In house laboratory test programs demonstrated that using the "neat" E-2 chemical would have resulted in severe formation damage from two newly identified mechanisms. The first is precipitation of salts from the formation brine, and the second is the formation of a tight, stabilized emulsion with the native crude oil, possibly stabilized by the precipitated salts. These additional problems would have exacerbated the water blockage problem. The chemical E-2 precipitated salts even when it was co-mingled with the field mixing water. Phase separation of salts was noted at room temperature and reservoir temperature (200-220°F). By comparison, the use of the "neat" EGMBE did not result in precipitation of salts nor emulsion formation.
Core flood studies confirmed loss of oil production due to water blockage where relative permeability to oil deceased by nearly 50%. In addition, testing of the neat E-2 chemical showed a loss of approximately 85 percent of the original permeability of reservoir core samples, following treatment. This significant drop in relative permeability to oil was attributed to the formation of a tight emulsion stabilized by precipitated salts.
The use of the E-2 chemical at 15 percent concentration was compatible with the formation brine and the field mixing water. It also showed a significant recovery of permeability, however, the efficiency was no better than the EGMBE. Surface tension measurements, and water blockage studies all confirm the effectiveness of the E-2 chemical up to 15 volume percent. E-2 has not been shown to be a cost effective alterative in most applications on Saudi Arabian carbonates. In house evaluation of this chemical prevented extensive formation damage, and resulted in the development of a nondamaging and a cost effective treatment.
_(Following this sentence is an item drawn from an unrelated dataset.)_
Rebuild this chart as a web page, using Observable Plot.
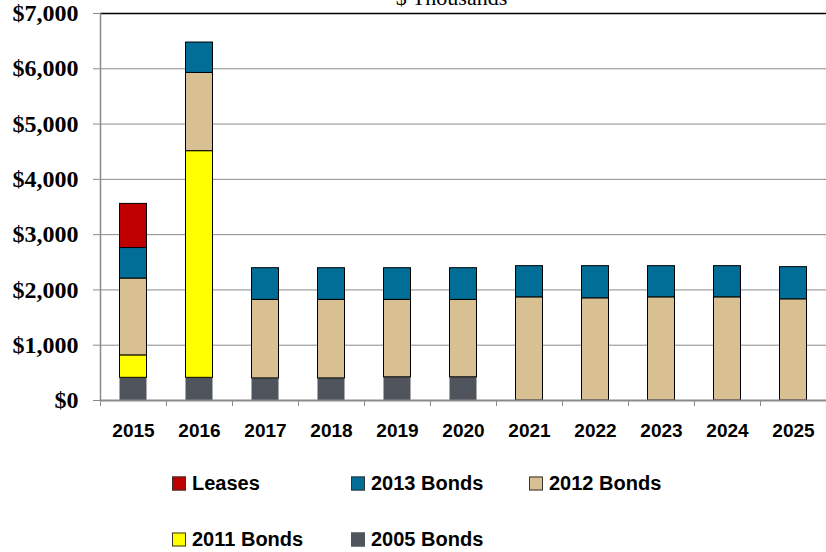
<!DOCTYPE html>
<html><head><meta charset="utf-8">
<script src="https://cdn.jsdelivr.net/npm/d3@7"></script>
<script src="https://cdn.jsdelivr.net/npm/@observablehq/plot@0.6"></script>
<style>
body{margin:0;background:#fff;width:826px;height:552px;overflow:hidden;position:relative}
#chart svg{display:block}
.item{position:absolute;display:flex;align-items:center;font:bold 20px "Liberation Sans",Arial,sans-serif;color:#000;transform:translateY(-50%);white-space:nowrap}
.sw{width:12px;height:12px;border:1px solid #333;margin-right:6px;box-sizing:content-box}
</style></head><body>
<div id="chart"></div>
<div id="legend"></div>
<script>
const titleText = "$ Thousands";
const years = ["2015","2016","2017","2018","2019","2020","2021","2022","2023","2024","2025"];
const series = ["2005 Bonds","2011 Bonds","2012 Bonds","2013 Bonds","Leases"];
const colors = ["#50555d","#ffff00","#d8c092","#006e96","#c00000"];
const bonds2005 = [410,410,400,400,420,420,0,0,0,0,0];
const bonds2011 = [406,4100,0,0,0,0,0,0,0,0,0];
const bonds2012 = [1390,1415,1420,1420,1400,1400,1866,1848,1866,1866,1830];
const bonds2013 = [552,550,573,573,573,573,564,582,564,564,582];
const leases = [798,0,0,0,0,0,0,0,0,0,0];
const yTicks = [0,1000,2000,3000,4000,5000,6000,7000];
const legendRows = [["Leases","2013 Bonds","2012 Bonds"],["2011 Bonds","2005 Bonds"]];

const values = [bonds2005, bonds2011, bonds2012, bonds2013, leases];
const data = years.flatMap((year, i) =>
  series.map((s, j) => ({year, series: s, value: values[j][i]})).filter(d => d.value > 0));

const stackOpts = () => Plot.stackY({x: "year", y: "value", fill: "series", insetLeft: 19.5, insetRight: 19.5});

const chart = Plot.plot({
  width: 826, height: 450,
  marginLeft: 100, marginRight: 0, marginTop: 13, marginBottom: 50,
  x: {domain: years, padding: 0, axis: null},
  y: {domain: [0, 7000], axis: null},
  color: {domain: series, range: colors},
  marks: [
    Plot.ruleY(yTicks.filter(d => d > 0 && d < 7000), {stroke: "#8a8a8a", strokeWidth: 1}),
    Plot.barY(data, Plot.filter(d => d.series === "2005 Bonds", stackOpts())),
    Plot.barY(data, {...Plot.filter(d => d.series !== "2005 Bonds", stackOpts()), stroke: "#000", strokeWidth: 1}),
    Plot.ruleY([7000], {stroke: "#000", strokeWidth: 1.5}),
    Plot.ruleX([years[0]], {x: d => d, dx: -33, stroke: "#8a8a8a", strokeWidth: 1.5}),
    Plot.ruleY([0], {stroke: "#8a8a8a", strokeWidth: 2}),
    Plot.ruleX(years, {x: d => d, dx: -33, y1: 0, y2: 0, insetBottom: -6, stroke: "#8a8a8a", strokeWidth: 1}),
    Plot.axisY({ticks: yTicks, tickSize: 7, tickPadding: 15, stroke: "#8a8a8a",
      tickFormat: d => "$" + d3.format(",")(d), label: null,
      fontSize: 24, fontWeight: "bold", fontFamily: "'Liberation Serif','Times New Roman',serif", fill: "#000"}),
    Plot.axisX({tickSize: 0, tickPadding: 23, label: null,
      fontSize: 19, fontWeight: "bold", fontFamily: "'Liberation Sans',Arial,sans-serif", fill: "#000"}),
    Plot.text([titleText], {text: d => d, frameAnchor: "top", dx: -12, dy: -9, lineAnchor: "bottom",
      fontSize: 22, fontFamily: "'Liberation Serif','Times New Roman',serif", fill: "#000"})
  ]
});
document.getElementById("chart").appendChild(chart);

const legendLeft = [172, 351, 529];
const legendTop = [483, 539];
const legend = document.getElementById("legend");
legendRows.forEach((row, r) => row.forEach((name, c) => {
  const item = document.createElement("div");
  item.className = "item";
  item.style.left = legendLeft[c] + "px";
  item.style.top = legendTop[r] + "px";
  const sw = document.createElement("span");
  sw.className = "sw";
  sw.style.background = colors[series.indexOf(name)];
  if (name === "2005 Bonds") sw.style.borderColor = colors[0];
  const t = document.createElement("span");
  t.textContent = name;
  item.appendChild(sw); item.appendChild(t);
  legend.appendChild(item);
}));
</script>
</body></html>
There has been evidence of loss of oil production due to water blockage problems in some oil wells in a carbonate reservoir in Saudi Arabia. Water blockage is generally the result of water trapping after drilling, workover, or stimulation operations in low permeability portions of a reservoir. It can be the result of local wettability alteration,1 and is exacerbated by low drawdowns in horizontal wells. Since water blocking is related to capillarity, and pore throat diameter, it is usually confined to the lower permeability portions of the reservoir. High surface area clays and micro-porosity are commonly associated with formation of water blocks, although this is a feature in silic-clastics,1 and not in carbonates, which are the focus of this study.